TH: It was easy enough to make the Enemy Way ceremony germane to the plot. It is used to cure illness caused by exposure to witchcraft and my villain was trying to keep the Navajo away from his territory by spreading witchcraft fears. The problem was devising a way for Joe Leaphorn to connect the ceremony and the killer. The solution came to me when I noticed the peculiar pattern of sweat stains on a felt hat caused by a silver concho hatband. With that in mind, I skip back to an early chapter, write in Leaphorn at a trading post seeing the villain buying a hat to replace one stolen and wondering why someone would steal an old hat and not the expensive silver. That done, I then skip forward to the “scalp shooting” phase of the ceremony, have Leaphorn notice the “scalp” is a sweat-stained hat, find the “scalp shooter” who has delivered the hat to the ceremony, learn from him where (and why) he stole the hat, and thereby solve the mystery.

~

The Fly on the Wall
(1971)

A dead reporter’s secret notebook implicates a senatorial candidate and political figures in a million-dollar murder scam.

TH: Motivating my unheroic hero [reporter John Cotton] to pursue a news story after a death threat was the problem.

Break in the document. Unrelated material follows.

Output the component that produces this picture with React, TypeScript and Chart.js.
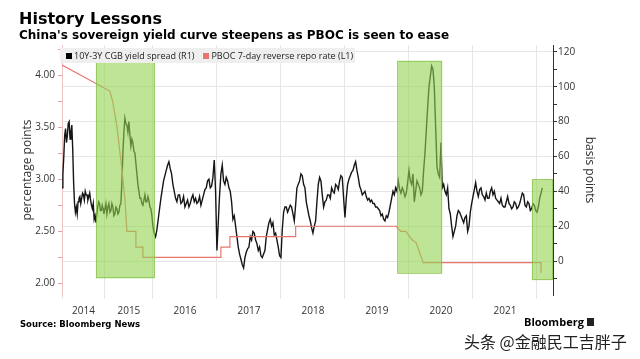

I hit on having him flee to New Mexico, go fishing at my favorite little stream in isolated Brazos Meadows, and realize the death threat was merely a ruse to get him away from the state capital to somewhere he could be murdered quietly. Thus he knows his only hope is to solve the crime.

~

Dance Hall of the Dead
(1974)

An archaeological dig, a steel hypodermic needle, and the strange laws of the Zuni complicate Lt. Leaphorn’s investigation into the disappearance of two young boys.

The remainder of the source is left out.